Paper on Research said...
This comment has been removed by a blog administrator.
Starry*Gordon said...

As Wikipedia becomes more valuable, those who "own" it will be more strongly motivated to defend their "possession", both individually and as a group. I would also expect to see subgroups develop who will compete for power. At a certain point the project will metamorphose into an institution modeled on academic or religious institutions. It will then be largely static, and contributions and modifications by the profane masses neither desired nor easy to accomplish. Sic transit.

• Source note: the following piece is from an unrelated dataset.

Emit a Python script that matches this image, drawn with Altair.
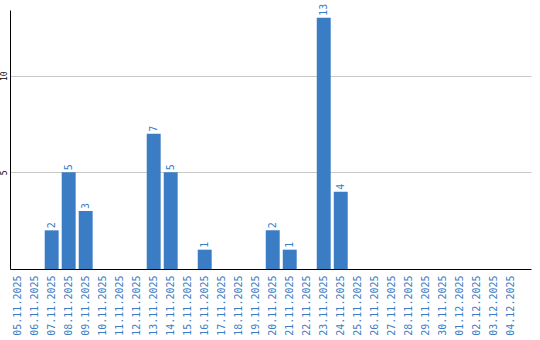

logo design - logoinn said...

how did u determine all this, Any tools are u using?

Ed H. Chi said...

We built all of the analytics software from scratch, which ran over the data provided by Wikipedia dumps. If you're interested, the details are all in the WikiSym paper in part 4 of the blog post.

Anonymous said...


Wikipedia is an ant nest, a very loose confederation or even a heap of unconnected authors. Taking aggregate statistics indicates trends in what people are doing, but doesn't negate that.

There is already some persuasive evidence that some Wikipedia entries are curated by paid for authors (they try to hide that of course), outright edit wars are not uncommon and decisions (open to hostile interpretation) to only allow some people to edit certain entries happen.

So it's already biased. As anybody who has made their first wrong decision based on Wikipedia wrongness will be all too aware.

So, I believe, some have been "feeling proprietorial" about their entries for years. Others don't. Will "ownership feelings" increase? I imagine so as the less principled parts of society get more involved.

For an individual starting an entry, I reckon, it's a good idea to shed any vestige of ownership the moment you publish.